## Exercise task
Transcribe the entries that follow exactly as they appear, minus pictures.

========================================================================

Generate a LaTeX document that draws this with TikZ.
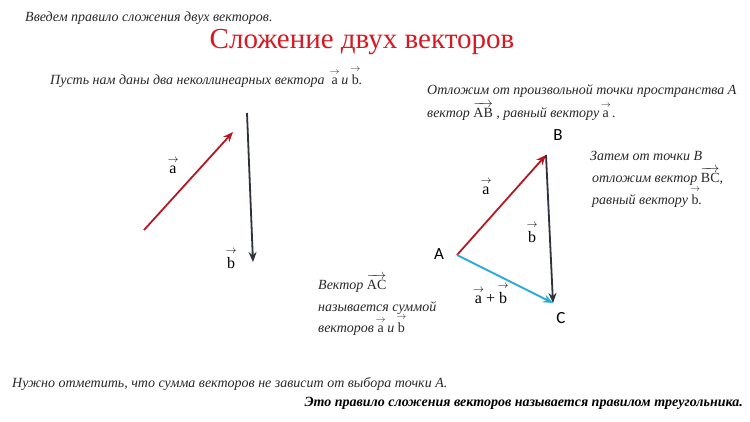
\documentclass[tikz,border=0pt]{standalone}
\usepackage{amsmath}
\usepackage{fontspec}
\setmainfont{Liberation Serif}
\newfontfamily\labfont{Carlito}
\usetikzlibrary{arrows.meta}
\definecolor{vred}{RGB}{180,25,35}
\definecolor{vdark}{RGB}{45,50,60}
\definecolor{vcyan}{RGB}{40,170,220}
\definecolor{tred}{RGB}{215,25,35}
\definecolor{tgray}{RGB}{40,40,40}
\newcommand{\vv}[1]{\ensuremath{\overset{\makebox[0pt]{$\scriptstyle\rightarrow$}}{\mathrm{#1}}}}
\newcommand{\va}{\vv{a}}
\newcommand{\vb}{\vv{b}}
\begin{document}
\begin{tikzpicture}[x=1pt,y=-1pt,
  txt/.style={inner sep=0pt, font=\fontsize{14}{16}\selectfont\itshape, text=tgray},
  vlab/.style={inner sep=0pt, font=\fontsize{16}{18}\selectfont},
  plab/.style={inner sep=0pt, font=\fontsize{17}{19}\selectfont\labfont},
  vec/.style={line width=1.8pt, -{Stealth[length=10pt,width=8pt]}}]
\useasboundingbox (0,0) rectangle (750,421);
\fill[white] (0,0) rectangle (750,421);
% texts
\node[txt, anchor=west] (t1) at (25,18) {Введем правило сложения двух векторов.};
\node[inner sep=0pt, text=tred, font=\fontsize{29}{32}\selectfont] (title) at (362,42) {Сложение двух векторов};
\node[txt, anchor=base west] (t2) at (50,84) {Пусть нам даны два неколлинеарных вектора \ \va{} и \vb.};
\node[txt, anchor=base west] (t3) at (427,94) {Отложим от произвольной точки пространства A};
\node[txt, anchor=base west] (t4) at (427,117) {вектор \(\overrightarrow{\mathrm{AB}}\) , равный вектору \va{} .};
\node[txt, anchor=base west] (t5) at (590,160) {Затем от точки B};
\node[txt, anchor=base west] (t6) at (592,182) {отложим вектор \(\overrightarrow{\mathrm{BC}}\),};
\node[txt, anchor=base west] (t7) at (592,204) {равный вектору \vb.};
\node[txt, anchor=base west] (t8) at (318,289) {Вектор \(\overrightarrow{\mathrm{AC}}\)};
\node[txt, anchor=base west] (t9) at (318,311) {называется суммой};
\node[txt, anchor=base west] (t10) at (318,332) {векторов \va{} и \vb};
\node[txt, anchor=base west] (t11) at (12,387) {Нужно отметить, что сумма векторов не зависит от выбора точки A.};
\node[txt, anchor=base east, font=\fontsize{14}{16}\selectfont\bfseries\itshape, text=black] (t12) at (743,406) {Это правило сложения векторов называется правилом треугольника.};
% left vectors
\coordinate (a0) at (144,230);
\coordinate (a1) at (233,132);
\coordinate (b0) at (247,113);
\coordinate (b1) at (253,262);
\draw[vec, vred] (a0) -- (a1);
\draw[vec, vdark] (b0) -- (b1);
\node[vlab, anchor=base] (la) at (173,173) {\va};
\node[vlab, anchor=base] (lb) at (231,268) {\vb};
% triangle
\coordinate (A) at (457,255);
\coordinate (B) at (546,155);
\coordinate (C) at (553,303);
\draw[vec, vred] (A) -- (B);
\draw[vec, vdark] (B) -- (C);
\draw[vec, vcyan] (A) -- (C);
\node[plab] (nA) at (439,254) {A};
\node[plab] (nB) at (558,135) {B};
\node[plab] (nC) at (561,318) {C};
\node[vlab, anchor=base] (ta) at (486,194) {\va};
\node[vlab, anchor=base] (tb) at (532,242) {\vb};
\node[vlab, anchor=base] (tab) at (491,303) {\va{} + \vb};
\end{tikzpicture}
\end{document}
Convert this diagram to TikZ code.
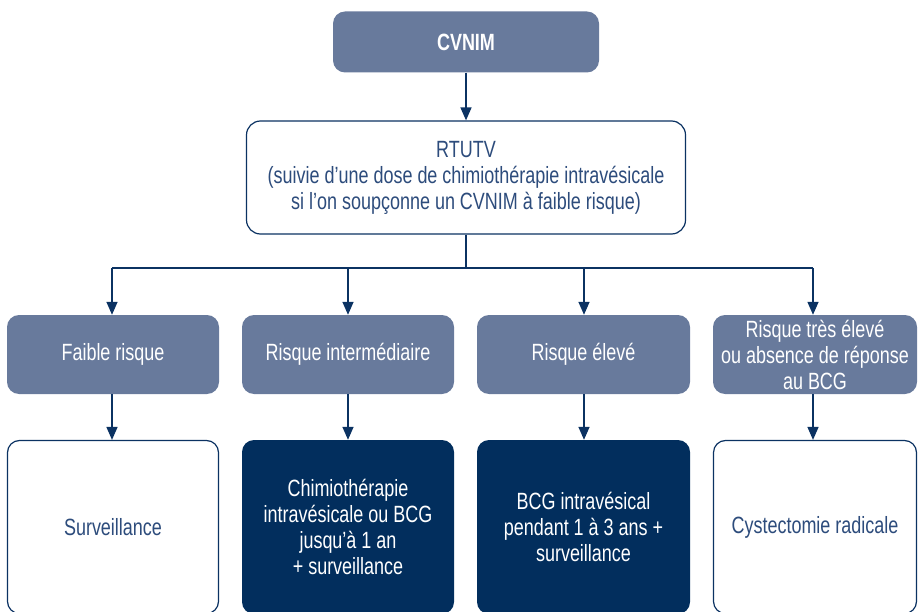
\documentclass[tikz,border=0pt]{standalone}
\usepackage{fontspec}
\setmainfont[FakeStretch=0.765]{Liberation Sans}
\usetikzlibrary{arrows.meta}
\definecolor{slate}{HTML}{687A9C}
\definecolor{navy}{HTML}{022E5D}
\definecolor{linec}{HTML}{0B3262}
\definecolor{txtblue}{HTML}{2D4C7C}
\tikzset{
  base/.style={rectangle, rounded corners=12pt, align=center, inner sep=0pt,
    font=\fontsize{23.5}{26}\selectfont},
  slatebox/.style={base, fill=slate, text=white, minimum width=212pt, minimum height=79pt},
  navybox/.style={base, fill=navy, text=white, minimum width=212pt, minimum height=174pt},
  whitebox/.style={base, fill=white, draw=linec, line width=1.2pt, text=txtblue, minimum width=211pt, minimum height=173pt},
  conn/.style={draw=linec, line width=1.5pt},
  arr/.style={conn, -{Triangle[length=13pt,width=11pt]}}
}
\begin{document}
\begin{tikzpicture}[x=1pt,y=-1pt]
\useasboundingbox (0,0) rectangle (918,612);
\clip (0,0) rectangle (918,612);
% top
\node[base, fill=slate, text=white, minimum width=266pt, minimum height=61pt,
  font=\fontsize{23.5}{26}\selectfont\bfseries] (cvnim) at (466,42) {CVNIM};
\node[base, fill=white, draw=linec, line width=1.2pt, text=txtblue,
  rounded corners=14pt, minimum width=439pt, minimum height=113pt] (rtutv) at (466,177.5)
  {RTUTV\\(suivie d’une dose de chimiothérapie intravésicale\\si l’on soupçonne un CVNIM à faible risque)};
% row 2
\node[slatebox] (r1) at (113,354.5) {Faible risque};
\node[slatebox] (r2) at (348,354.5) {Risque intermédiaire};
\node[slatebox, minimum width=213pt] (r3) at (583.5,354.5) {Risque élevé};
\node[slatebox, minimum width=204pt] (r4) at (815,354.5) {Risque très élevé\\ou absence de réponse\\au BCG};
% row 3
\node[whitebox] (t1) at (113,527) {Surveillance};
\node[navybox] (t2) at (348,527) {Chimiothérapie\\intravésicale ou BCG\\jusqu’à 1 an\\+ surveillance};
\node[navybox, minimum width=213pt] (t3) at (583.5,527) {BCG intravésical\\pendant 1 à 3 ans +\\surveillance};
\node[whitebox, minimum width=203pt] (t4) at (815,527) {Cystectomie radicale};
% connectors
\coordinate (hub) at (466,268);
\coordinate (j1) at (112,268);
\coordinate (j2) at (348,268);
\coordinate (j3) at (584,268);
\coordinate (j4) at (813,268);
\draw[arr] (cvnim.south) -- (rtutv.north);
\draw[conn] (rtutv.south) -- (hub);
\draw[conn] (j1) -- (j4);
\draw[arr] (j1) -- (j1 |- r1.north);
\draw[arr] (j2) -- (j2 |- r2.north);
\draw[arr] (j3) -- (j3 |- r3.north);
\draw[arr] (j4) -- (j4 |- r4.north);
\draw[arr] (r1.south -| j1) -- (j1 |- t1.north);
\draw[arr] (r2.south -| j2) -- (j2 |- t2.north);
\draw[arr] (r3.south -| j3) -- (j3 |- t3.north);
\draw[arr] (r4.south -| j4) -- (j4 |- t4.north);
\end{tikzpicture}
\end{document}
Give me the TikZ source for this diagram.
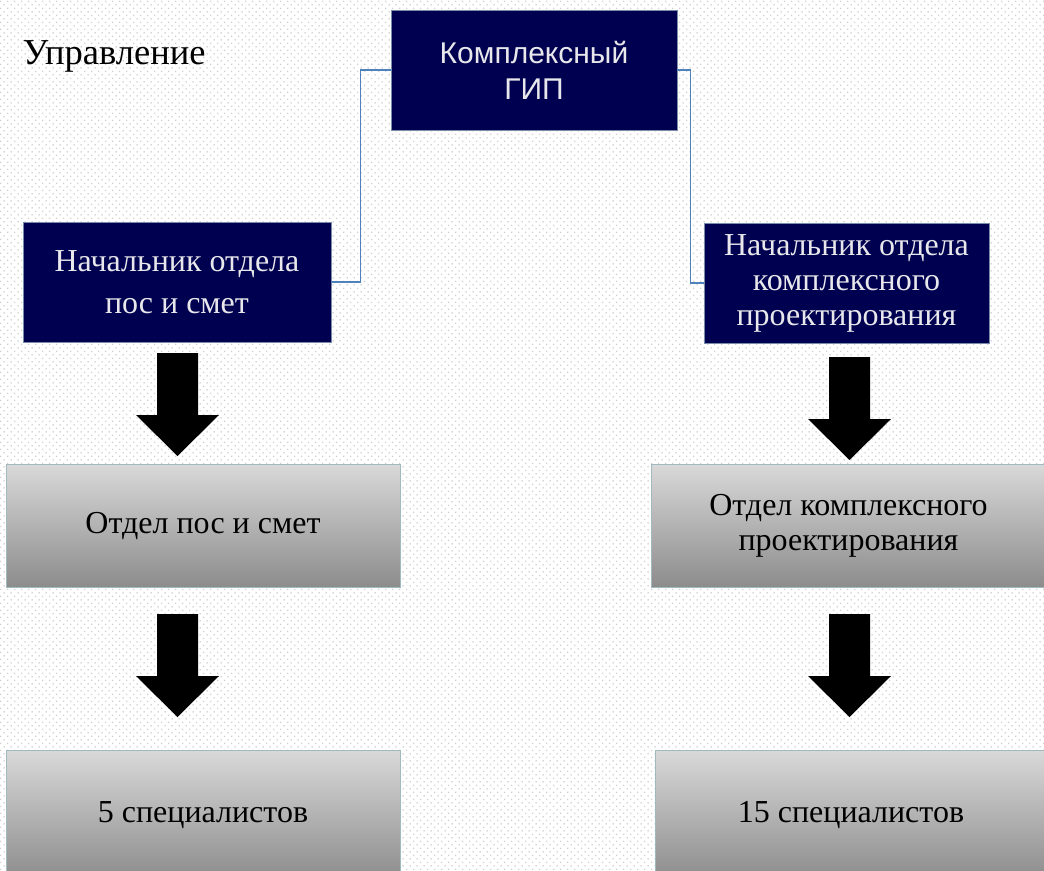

========================================================================

## Response to the exercise
Generate a LaTeX document that draws this with TikZ.
\documentclass[tikz,border=0pt]{standalone}
\usepackage{amsmath}
\usepackage{fontspec}
\setmainfont{Liberation Serif}
\newfontfamily\labfont{Carlito}
\usetikzlibrary{arrows.meta}
\definecolor{vred}{RGB}{180,25,35}
\definecolor{vdark}{RGB}{45,50,60}
\definecolor{vcyan}{RGB}{40,170,220}
\definecolor{tred}{RGB}{215,25,35}
\definecolor{tgray}{RGB}{40,40,40}
\newcommand{\vv}[1]{\ensuremath{\overset{\makebox[0pt]{$\scriptstyle\rightarrow$}}{\mathrm{#1}}}}
\newcommand{\va}{\vv{a}}
\newcommand{\vb}{\vv{b}}
\begin{document}
\begin{tikzpicture}[x=1pt,y=-1pt,
  txt/.style={inner sep=0pt, font=\fontsize{14}{16}\selectfont\itshape, text=tgray},
  vlab/.style={inner sep=0pt, font=\fontsize{16}{18}\selectfont},
  plab/.style={inner sep=0pt, font=\fontsize{17}{19}\selectfont\labfont},
  vec/.style={line width=1.8pt, -{Stealth[length=10pt,width=8pt]}}]
\useasboundingbox (0,0) rectangle (750,421);
\fill[white] (0,0) rectangle (750,421);
% texts
\node[txt, anchor=west] (t1) at (25,18) {Введем правило сложения двух векторов.};
\node[inner sep=0pt, text=tred, font=\fontsize{29}{32}\selectfont] (title) at (362,42) {Сложение двух векторов};
\node[txt, anchor=base west] (t2) at (50,84) {Пусть нам даны два неколлинеарных вектора \ \va{} и \vb.};
\node[txt, anchor=base west] (t3) at (427,94) {Отложим от произвольной точки пространства A};
\node[txt, anchor=base west] (t4) at (427,117) {вектор \(\overrightarrow{\mathrm{AB}}\) , равный вектору \va{} .};
\node[txt, anchor=base west] (t5) at (590,160) {Затем от точки B};
\node[txt, anchor=base west] (t6) at (592,182) {отложим вектор \(\overrightarrow{\mathrm{BC}}\),};
\node[txt, anchor=base west] (t7) at (592,204) {равный вектору \vb.};
\node[txt, anchor=base west] (t8) at (318,289) {Вектор \(\overrightarrow{\mathrm{AC}}\)};
\node[txt, anchor=base west] (t9) at (318,311) {называется суммой};
\node[txt, anchor=base west] (t10) at (318,332) {векторов \va{} и \vb};
\node[txt, anchor=base west] (t11) at (12,387) {Нужно отметить, что сумма векторов не зависит от выбора точки A.};
\node[txt, anchor=base east, font=\fontsize{14}{16}\selectfont\bfseries\itshape, text=black] (t12) at (743,406) {Это правило сложения векторов называется правилом треугольника.};
% left vectors
\coordinate (a0) at (144,230);
\coordinate (a1) at (233,132);
\coordinate (b0) at (247,113);
\coordinate (b1) at (253,262);
\draw[vec, vred] (a0) -- (a1);
\draw[vec, vdark] (b0) -- (b1);
\node[vlab, anchor=base] (la) at (173,173) {\va};
\node[vlab, anchor=base] (lb) at (231,268) {\vb};
% triangle
\coordinate (A) at (457,255);
\coordinate (B) at (546,155);
\coordinate (C) at (553,303);
\draw[vec, vred] (A) -- (B);
\draw[vec, vdark] (B) -- (C);
\draw[vec, vcyan] (A) -- (C);
\node[plab] (nA) at (439,254) {A};
\node[plab] (nB) at (558,135) {B};
\node[plab] (nC) at (561,318) {C};
\node[vlab, anchor=base] (ta) at (486,194) {\va};
\node[vlab, anchor=base] (tb) at (532,242) {\vb};
\node[vlab, anchor=base] (tab) at (491,303) {\va{} + \vb};
\end{tikzpicture}
\end{document}
Convert this diagram to TikZ code.
\documentclass[tikz,border=0pt]{standalone}
\usepackage{fontspec}
\setmainfont[FakeStretch=0.765]{Liberation Sans}
\usetikzlibrary{arrows.meta}
\definecolor{slate}{HTML}{687A9C}
\definecolor{navy}{HTML}{022E5D}
\definecolor{linec}{HTML}{0B3262}
\definecolor{txtblue}{HTML}{2D4C7C}
\tikzset{
  base/.style={rectangle, rounded corners=12pt, align=center, inner sep=0pt,
    font=\fontsize{23.5}{26}\selectfont},
  slatebox/.style={base, fill=slate, text=white, minimum width=212pt, minimum height=79pt},
  navybox/.style={base, fill=navy, text=white, minimum width=212pt, minimum height=174pt},
  whitebox/.style={base, fill=white, draw=linec, line width=1.2pt, text=txtblue, minimum width=211pt, minimum height=173pt},
  conn/.style={draw=linec, line width=1.5pt},
  arr/.style={conn, -{Triangle[length=13pt,width=11pt]}}
}
\begin{document}
\begin{tikzpicture}[x=1pt,y=-1pt]
\useasboundingbox (0,0) rectangle (918,612);
\clip (0,0) rectangle (918,612);
% top
\node[base, fill=slate, text=white, minimum width=266pt, minimum height=61pt,
  font=\fontsize{23.5}{26}\selectfont\bfseries] (cvnim) at (466,42) {CVNIM};
\node[base, fill=white, draw=linec, line width=1.2pt, text=txtblue,
  rounded corners=14pt, minimum width=439pt, minimum height=113pt] (rtutv) at (466,177.5)
  {RTUTV\\(suivie d’une dose de chimiothérapie intravésicale\\si l’on soupçonne un CVNIM à faible risque)};
% row 2
\node[slatebox] (r1) at (113,354.5) {Faible risque};
\node[slatebox] (r2) at (348,354.5) {Risque intermédiaire};
\node[slatebox, minimum width=213pt] (r3) at (583.5,354.5) {Risque élevé};
\node[slatebox, minimum width=204pt] (r4) at (815,354.5) {Risque très élevé\\ou absence de réponse\\au BCG};
% row 3
\node[whitebox] (t1) at (113,527) {Surveillance};
\node[navybox] (t2) at (348,527) {Chimiothérapie\\intravésicale ou BCG\\jusqu’à 1 an\\+ surveillance};
\node[navybox, minimum width=213pt] (t3) at (583.5,527) {BCG intravésical\\pendant 1 à 3 ans +\\surveillance};
\node[whitebox, minimum width=203pt] (t4) at (815,527) {Cystectomie radicale};
% connectors
\coordinate (hub) at (466,268);
\coordinate (j1) at (112,268);
\coordinate (j2) at (348,268);
\coordinate (j3) at (584,268);
\coordinate (j4) at (813,268);
\draw[arr] (cvnim.south) -- (rtutv.north);
\draw[conn] (rtutv.south) -- (hub);
\draw[conn] (j1) -- (j4);
\draw[arr] (j1) -- (j1 |- r1.north);
\draw[arr] (j2) -- (j2 |- r2.north);
\draw[arr] (j3) -- (j3 |- r3.north);
\draw[arr] (j4) -- (j4 |- r4.north);
\draw[arr] (r1.south -| j1) -- (j1 |- t1.north);
\draw[arr] (r2.south -| j2) -- (j2 |- t2.north);
\draw[arr] (r3.south -| j3) -- (j3 |- t3.north);
\draw[arr] (r4.south -| j4) -- (j4 |- t4.north);
\end{tikzpicture}
\end{document}
Give me the TikZ source for this diagram.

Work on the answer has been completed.